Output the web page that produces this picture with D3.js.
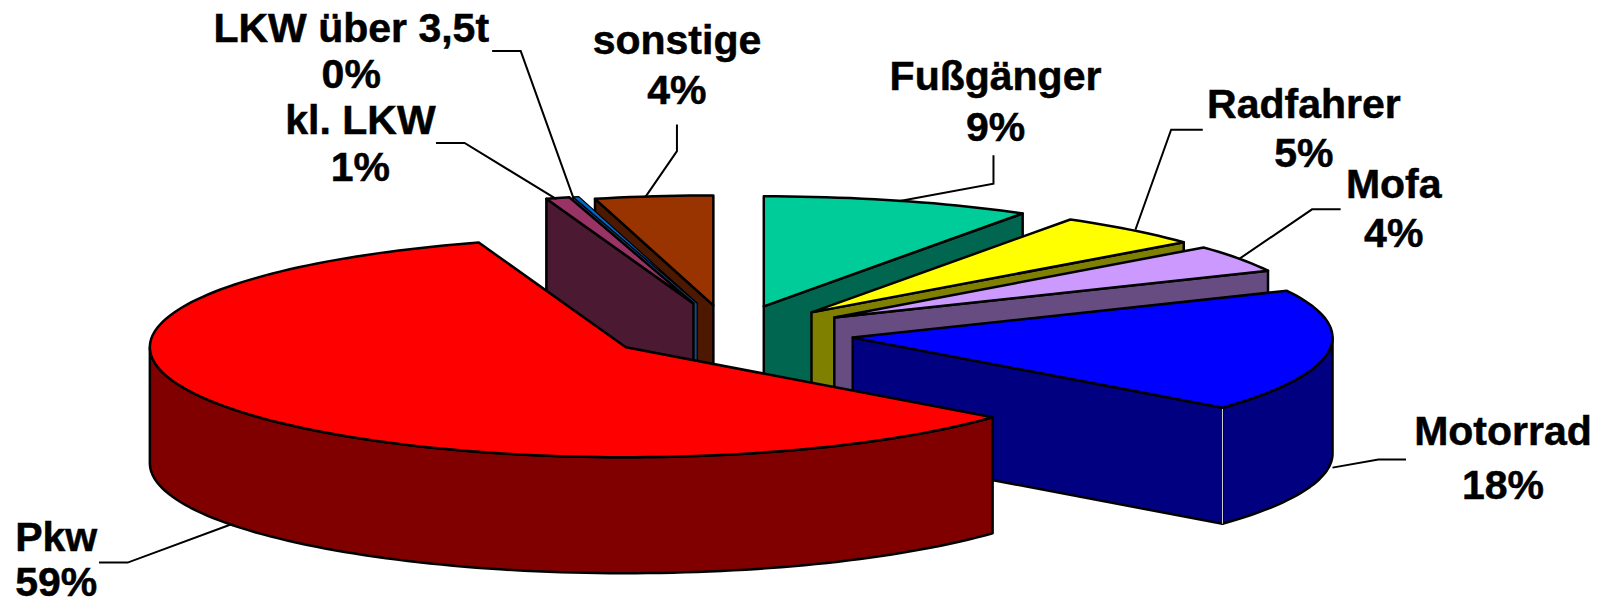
<!DOCTYPE html>
<html>
<head>
<meta charset="utf-8">
<script src="https://cdn.jsdelivr.net/npm/d3@7"></script>
<style>
	body { margin: 0; background: #fff; }
	svg { display: block; }
	text { font-family: "Liberation Sans", Arial, sans-serif; font-weight: bold; fill: #000; stroke: #000; stroke-width: 0.5px; }
</style>
</head>
<body>
<div id="plot"></div>
<script>
// Data, clockwise from 12 o'clock.
var categories = ["Fußgänger", "Radfahrer", "Mofa", "Motorrad", "Pkw", "kl. LKW", "LKW über 3,5t", "sonstige"];
var shares = [9, 5, 4, 18, 59, 0.8, 0.2, 4];

// Colours: top face and side face.
var topColors = ["#00CC99", "#FFFF00", "#CC99FF", "#0000FF", "#FF0000", "#993366", "#0066CC", "#993300"];
var sideColors = ["#006650", "#808000", "#664C80", "#000080", "#800000", "#4C1933", "#1A4A80", "#4C1900"];

// Back to front.
var drawOrder = ["sonstige", "LKW über 3,5t", "kl. LKW", "Fußgänger", "Radfahrer", "Mofa", "Motorrad", "Pkw"];

var width = 1601, height = 604;
var k = 1601 / 1568; // label positions were measured on the shrunk picture

// Pie geometry
var cx = 729, cy = 331, rx = 476, ry = 110, depth = 116, explode = 0.262;

// Hand adjustments, the original has some perspective: [dy in pixels, stretch of x radius].
var nudge = {
	"sonstige": [3, 1],
	"Fußgänger": [3, 1.015],
	"Radfahrer": [3, 1.015],
	"Mofa": [2, 1.007],
	"Motorrad": [3, 1.008]
};

var x = d3.scaleLinear().domain([-1, 1]).range([cx - rx, cx + rx]);
var y = d3.scaleLinear().domain([-1, 1]).range([cy - ry, cy + ry]);

var svg = d3.select("#plot").append("svg")
	.attr("width", width)
	.attr("height", height);

var arcs = d3.pie().value(function(d){ return d; }).sort(null)(shares);

var line = d3.line();
function closed(pts) { return line(pts) + "Z"; }

// Point on the ellipse of a slice, r=0 is the tip of the slice.
function project(a, r, off, dz) {
	return [
		x(Math.sin(a) * r * off[3] + off[0]),
		y(-Math.cos(a) * r + off[1]) + off[2] + (dz || 0)
	];
}

function outerAngles(a0, a1) {
	var step = Math.PI / 120;
	var n = Math.max(1, Math.ceil((a1 - a0) / step));
	return d3.range(n + 1).map(function(i){ return a0 + (a1 - a0) * i / n; });
}

var slices = svg.append("g");

drawOrder.forEach(function(name) {
	var i = categories.indexOf(name);
	var a = arcs[i];
	var mid = (a.startAngle + a.endAngle) / 2;
	var n = nudge[name] || [0, 1];
	var off = [Math.sin(mid) * explode, -Math.cos(mid) * explode, n[0], n[1]];
	var strokeW = name === "LKW über 3,5t" ? 1.2 : 2.5; // sliver would turn black otherwise
	var g = slices.append("g").attr("class", "slice");

	// Cut faces, only the one turned to the viewer.
	[[a.startAngle, -1], [a.endAngle, 1]].forEach(function(e) {
		var edge = e[0];
		if (Math.sin(edge) * e[1] <= 1e-6) return;
		g.append("path")
			.attr("d", closed([
				project(edge, 0, off), project(edge, 1, off),
				project(edge, 1, off, depth), project(edge, 0, off, depth)
			]))
			.attr("fill", sideColors[i])
			.attr("stroke", "#000")
			.attr("stroke-width", strokeW)
			.attr("stroke-linejoin", "round");
	});

	// Outer rim, only the part that faces the viewer.
	var r0 = Math.max(a.startAngle, Math.PI / 2);
	var r1 = Math.min(a.endAngle, Math.PI * 1.5);
	if (r1 > r0) {
		var angles = outerAngles(r0, r1);
		var rim = angles.map(function(t){ return project(t, 1, off); })
			.concat(angles.slice().reverse().map(function(t){ return project(t, 1, off, depth); }));
		g.append("path")
			.attr("d", closed(rim))
			.attr("fill", sideColors[i])
			.attr("stroke", "#000")
			.attr("stroke-width", strokeW)
			.attr("stroke-linejoin", "round");
	}

	// Light seam at the front corner of the Motorrad slice.
	if (name === "Motorrad") {
		var p0 = project(a.endAngle, 1, off), p1 = project(a.endAngle, 1, off, depth);
		g.append("path")
			.attr("d", line([p0, p1]))
			.attr("stroke", "#ddd")
			.attr("stroke-width", 1);
	}

	// Top face.
	var top = [project(0, 0, off)].concat(outerAngles(a.startAngle, a.endAngle).map(function(t){
		return project(t, 1, off);
	}));
	g.append("path")
		.attr("d", closed(top))
		.attr("fill", topColors[i])
		.attr("stroke", "#000")
		.attr("stroke-width", strokeW)
		.attr("stroke-linejoin", "round");
});

// Label layout, by category: centre x, baseline of name and of percent, leader line.
var labelLayout = {
	"LKW über 3,5t": {x: 344, y1: 41, y2: 86.5, leader: [[482, 50], [510, 50], [562, 195]]},
	"kl. LKW": {x: 353, y1: 131.5, y2: 177, leader: [[427, 140], [455, 140], [545, 195]]},
	"sonstige": {x: 663, y1: 53, y2: 102, leader: [[663, 122], [663, 148], [632, 193]]},
	"Fußgänger": {x: 975, y1: 88, y2: 138, leader: [[973, 152], [973, 180], [880, 197]]},
	"Radfahrer": {x: 1277, y1: 116, y2: 164, leader: [[1178, 127], [1147, 127], [1112, 225]]},
	"Mofa": {x: 1365, y1: 194, y2: 242, leader: [[1313, 205], [1285, 205], [1213, 254]]},
	"Motorrad": {x: 1472, y1: 436, y2: 489, leader: [[1377, 450], [1350, 450], [1305, 458]]},
	"Pkw": {x: 55, y1: 540, y2: 584, leader: [[97, 551], [125, 551], [228, 513]]}
};

var labels = svg.append("g");

categories.forEach(function(name, i) {
	var l = labelLayout[name];
	labels.append("path")
		.attr("d", line(l.leader.map(function(p){ return [p[0] * k, p[1] * k]; })))
		.attr("fill", "none")
		.attr("stroke", "#000")
		.attr("stroke-width", 2);
	labels.append("text")
		.attr("x", l.x * k)
		.attr("y", l.y1 * k)
		.attr("text-anchor", "middle")
		.style("font-size", "41px")
		.text(name);
	labels.append("text")
		.attr("x", l.x * k)
		.attr("y", l.y2 * k)
		.attr("text-anchor", "middle")
		.style("font-size", "41px")
		.text(Math.round(shares[i]) + "%");
});
</script>
</body>
</html>
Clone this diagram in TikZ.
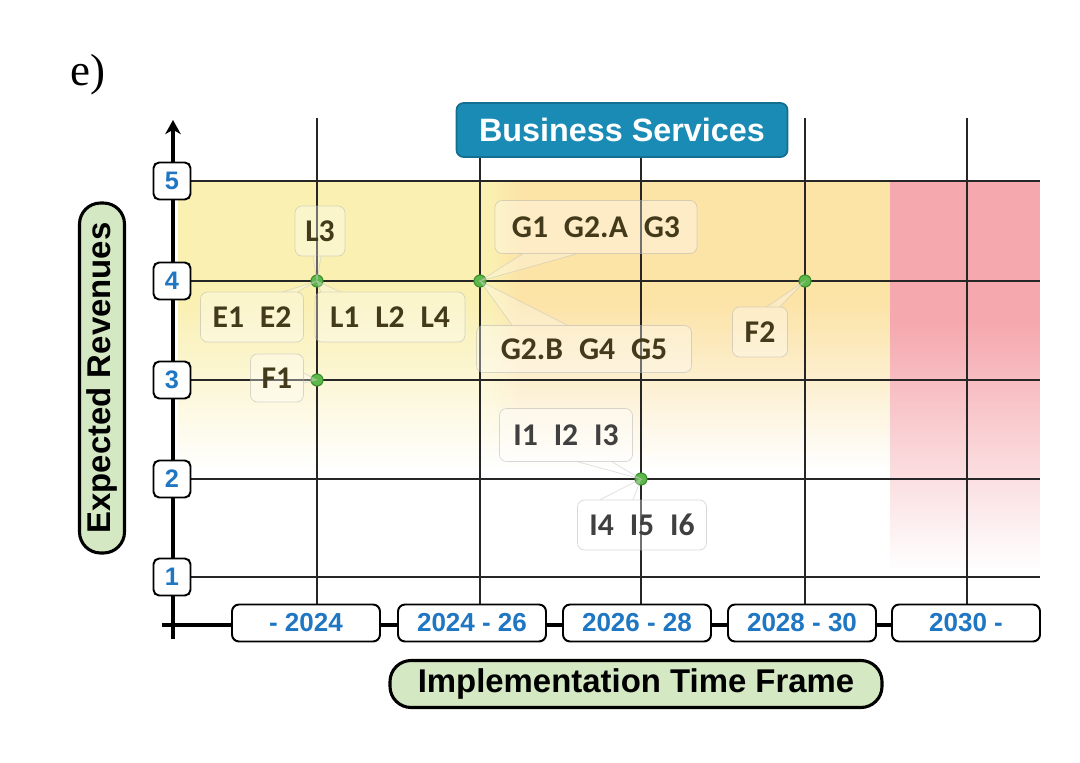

Exercise instructions – Which lines contain "this"? Copy each of them out.

Response to the exercise –
Output the web page that produces this picture with D3.js.
Clone this diagram in TikZ.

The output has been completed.